Flooring Over Plank Subfloor
Whether or not you need plywood underlayment under engineered wood flooring depends on the condition of the original subfloor.
We will be installing engineered wood flooring over an old tongue-and-groove plank subfloor. The subfloor is in good condition, but we are thinking of putting plywood over it before installing the flooring. Is 1⁄4-in.-thick plywood okay, or do we need something thicker? And should we use rosin paper between the plywood and subfloor?
—DAVID via FHB.com
Rudy Kelosky, owner of Wood Floor Designs, Inc., responds:Depending on the condition of the subfloor, you may not need the plywood at all. Solid-board subflooring should be 3⁄4-in. by 51⁄2-in. group 1 dense softwood such as Douglas fir or larch.

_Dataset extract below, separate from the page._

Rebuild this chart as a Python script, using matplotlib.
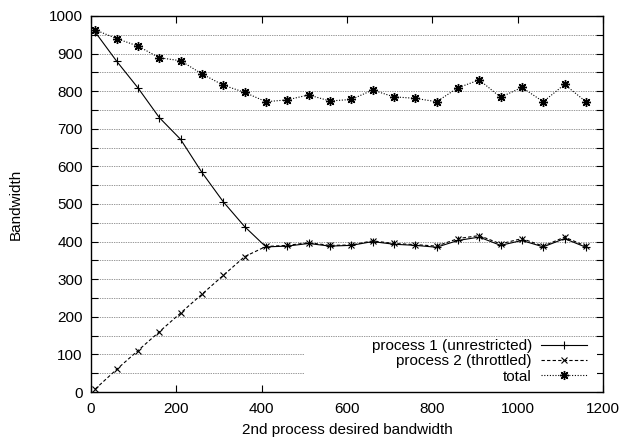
import numpy as np
import matplotlib.pyplot as plt
from matplotlib.patches import Rectangle

plt.rcParams['font.family'] = ['Liberation Sans', 'DejaVu Sans']

# desired bandwidth of the 2nd process
desired = [10, 60, 110, 160, 210, 260, 310, 360, 410, 460, 510, 560,
           610, 660, 710, 760, 810, 860, 910, 960, 1010, 1060, 1110, 1160]

proc1 = [957, 880, 809, 730, 672, 584, 506, 440, 386, 388, 395, 388,
         390, 400, 393, 390, 385, 403, 412, 390, 403, 386, 408, 385]
proc2 = [8, 60, 110, 160, 210, 260, 310, 360, 387, 390, 397, 390,
         391, 402, 395, 392, 388, 408, 416, 394, 408, 388, 412, 388]
total = [963, 940, 920, 889, 881, 846, 816, 797, 772, 777, 790, 774,
         778, 803, 785, 781, 772, 809, 830, 784, 810, 772, 818, 772]

fs = 11

fig = plt.figure(figsize=(6.24, 4.38), dpi=100)
ax = fig.add_axes([0.1458, 0.105, 0.8205, 0.8585])

ax.plot(desired, proc1, color='black', lw=0.8, ls='-', marker='+', ms=6,
        mew=0.8, label='process 1 (unrestricted)')
ax.plot(desired, proc2, color='black', lw=0.8, ls=(0, (3, 2)), marker='x', ms=5,
        mew=0.8, label='process 2 (throttled)')
ax.plot(desired, total, color='black', lw=0.8, ls=(0, (1, 1.5)), marker=(8, 2, 0),
        ms=6.5, mew=1.0, label='total')

ax.set_xlim(0, 1200)
ax.set_ylim(0, 1000)
ax.set_xticks(np.arange(0, 1201, 200))
ax.set_yticks(np.arange(0, 1001, 100))
ax.set_yticks(np.arange(50, 1000, 100), minor=True)
ax.tick_params(which='both', direction='in', top=True, right=True,
               length=5, width=0.8, labelsize=fs)
ax.tick_params(which='minor', length=5)
ax.tick_params(axis='x', pad=7)
ax.tick_params(axis='y', pad=6)

ax.grid(axis='y', which='both', color='#333333', ls=(0, (1, 1.5)), lw=0.5)
ax.set_axisbelow(True)

# blank area behind the key, like gnuplot
ax.add_patch(Rectangle((0.418, 0.0), 0.57, 0.125, transform=ax.transAxes,
                       facecolor='white', edgecolor='none', zorder=1.5))

for s in ax.spines.values():
    s.set_linewidth(1.0)

ax.set_xlabel('2nd process desired bandwidth', fontsize=fs, labelpad=5)
ax.set_ylabel('Bandwidth', fontsize=fs, labelpad=19)

leg = ax.legend(loc='lower right', frameon=False, fontsize=fs, markerfirst=False,
                handlelength=3.0, handletextpad=0.6, labelspacing=0.08,
                borderaxespad=0.15, bbox_to_anchor=(0.985, 0.0))
for t in leg.get_texts():
    t.set_ha('right')

fig.savefig('out.png', dpi=100)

Check the current subfloor for flatness, protruding fasteners, and squeaks, and reattach any loose boards. If the board subfloor is in poor condition, use plywood as a clean, flat surface to glue down 1⁄2-in.-thick engineered flooring. If the subflooring is in good shape, nail it down without the plywood, assuming the engineered wood is of good quality and 1⁄2-in. thickness or more.
If the current subfloor has tongue-and-groove hardwood planks, check to see if it is attached directly to the joists or if it’s on top of another subfloor. If it is attached to the joists, you can use the 1⁄4-in. plywood to establish a flat surface and separate the two hardwood surfaces to avoid the expansion and contraction differences between the two hardwoods. If it’s on top of another subfloor, remove the tongue-and-groove hardwood to get down to the lowest subfloor level. Check for squeaks and flatness, and install plywood if needed.
As for the rosin paper, it may help with squeaks between the subfloors, but you are better off addressing the root cause, which is proper installation of subfloor and hardwood. Follow the manufacturer installation recommendations, and inspect the subfloor and fix the squeaks before installing the flooring. It is best to use #15 felt paper as a moisture barrier between the subfloor and hardwood if nailing down, or between the subfloors if gluing.